The implications of climate chaos caused by unsustainable lifestyles raises a moral imperative for global justice. In recognising that we are global citizens who care about every member of the human family, we feel compelled to respond with urgency. The prompt for action cannot be understated.
While governments, NGOs and large businesses consult to find solutions to reduce greenhouse gas emissions, individual citizens can and must also take some essential actions. We could begin by educating ourselves about the impact of our purchasing habits on the pollution of the air, land and ocean; or by being more conscious of our energy-use behaviour. At present, those of us who live in the developed nations of the world are exceeding our share of resource use and living beyond the capacity of the natural world to regenerate itself. Greater personal awareness of this is a vital first step, and then we must progress to action.
What & How?
The eco-pledge as a whole consists of 19 individual pledges as well as 32 quotations from the Bahá’í Writings.

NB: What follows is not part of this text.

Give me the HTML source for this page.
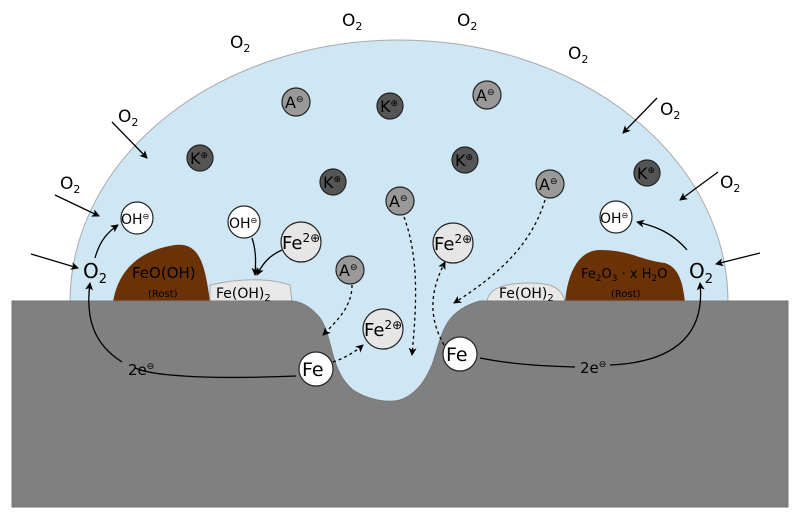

It’s up to you how you would like to use the eco-pledge, but joining and learning with others is usually most effective. It’s difficult to implement all actions simultaneously. Instead, try a few new actions for a week or so, and then add in more practical changes in the weeks and months following, building up good environmental practice and making a growing difference to your impact on the planet and the climate emergency. As the Bahá’í calendar consists of 19 months, perhaps your community could pledge to focus on one of the 19 actions every month?

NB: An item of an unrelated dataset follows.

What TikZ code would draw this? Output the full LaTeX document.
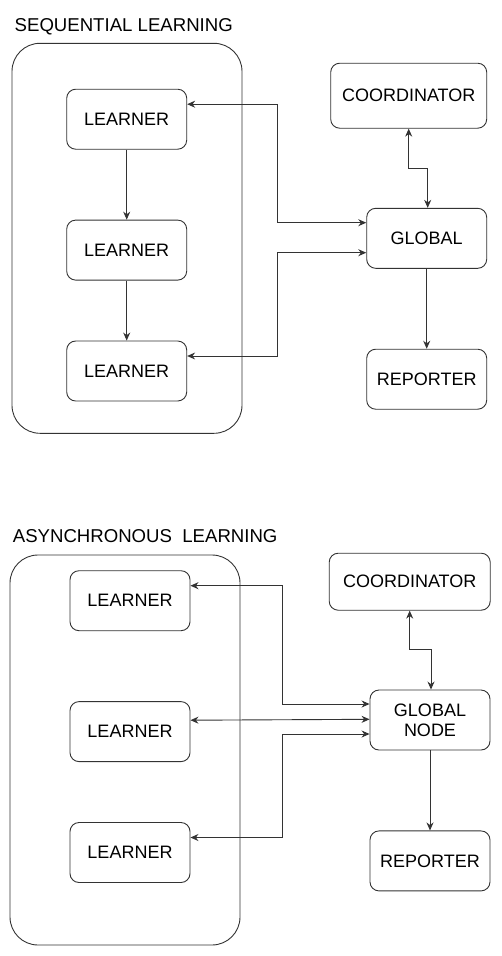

The quotations from the Bahá’í writings are intended for deepening and meditation to support the pledge actions and place them in a spiritual context. They revolve around the subject of humanity’s vital interconnection with nature, our role as stewards of the planet’s biosphere, and they highlight virtues such as moderation, justice and humility.
Get started!
Hopefully you’ll feel inspired to take this timely eco-pledge and help to combat global warming and increasing extreme weather events. Taking various actions - as in this eco-pledge - sends a hopeful message to everyone around us. Let us remain hopeful. All of us can play a part in safeguarding the beauty and wondrous resources of our natural world for the sake of our future generations.We encourage you to get involved with the two legacy projects outlined in the eco- pledge, by donating some funds to support these projects. These can be considered as conscious and measured actions to offset individual carbon footprints – or viewed more generally as just simply wishing to contribute to a healthier environment for nature to flourish, which brings immediate and long-term benefits to humanity too.

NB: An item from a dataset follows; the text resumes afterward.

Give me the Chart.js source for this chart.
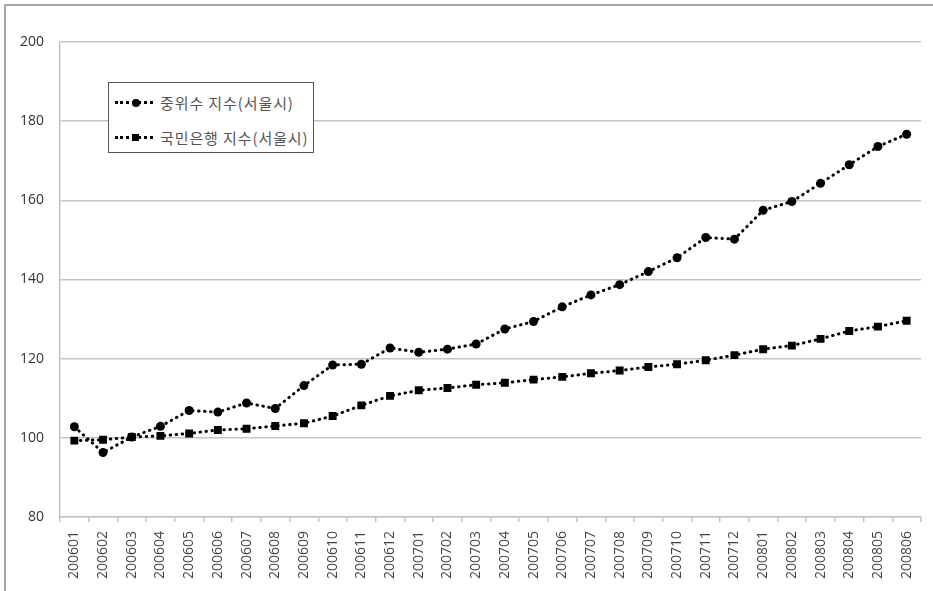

Forestry - Legacy Projects
The first is the Trees for Life, based in Scotland's Highlands. We are hoping to raise funds to plant at least 100 trees, for at least five years to assist with the massive task of carbon offsetting while also boosting biodiversity by rewilding with native species. The relevant links to the World Interfaith Harmony Grove and the Bahá'í Unity Grove can be found in the eco-pledge booklet.
The second is a rainforest conservation project at Iwokrama, Guyana, South America. The project concerns itself with maintaining the vital natural habitat and the biodiversity of the Guyanese part of the Amazonian rainforest. Iwokrama Forest has some unique ecosystem-habitats and has been awarded sustainable forestry status through the Forest Stewardship Scheme, helping to preserve the region's rich ecological inheritance – alongside adjacent control regions of wilderness preservation for study and comparative research purposes. Its natural resources are also managed in partnership with the indigenous Amerindian population.
Surveys have found over 1250 species of plants and in excess of 2000 in total expected to be discovered; 500 species of birds, 420 species of fish, 86 species of bats, and 130 species of mammals. It employs a ranger patrol service to protect from illegal hunting, mining and deforestation. We are hoping to donate, for at least a period of five years.
https://www.youtube.com/watch?v=p0pJuQkQStQ (1:09)
https://www.youtube.com/watch?v=3M-kov4WEMg (2:32)
https://www.youtube.com/watch?v=aL5QxgrPXVo (6:49)
https://www.youtube.com/watch?v=wI2OpdqbCoA (4:38)
In addition to the Trees for Life and Iwokrama Forest legacy projects being supported by the Glasgow Bahá'í Community, the International Tree Foundation is a further organisation that is also recognised for its valuable work and praiseworthy efforts in Africa. Their work also extends to initiatives in the UK (ITF’s UK tree planting). The organisation was originally founded in 1922 under its earlier name of Men of the Trees by Richard St. Barbe Baker a Bahá'í environmentalist and pioneer of forest conservation. He was in the vanguard of those recognising that the planting of a 'Great Green Wall' of trees across Africa could cease the spread of the Sahara expanding continually southward; a cross-border, transnational project currently being actioned. This afforestation work now taking place is as he envisioned back in 1964.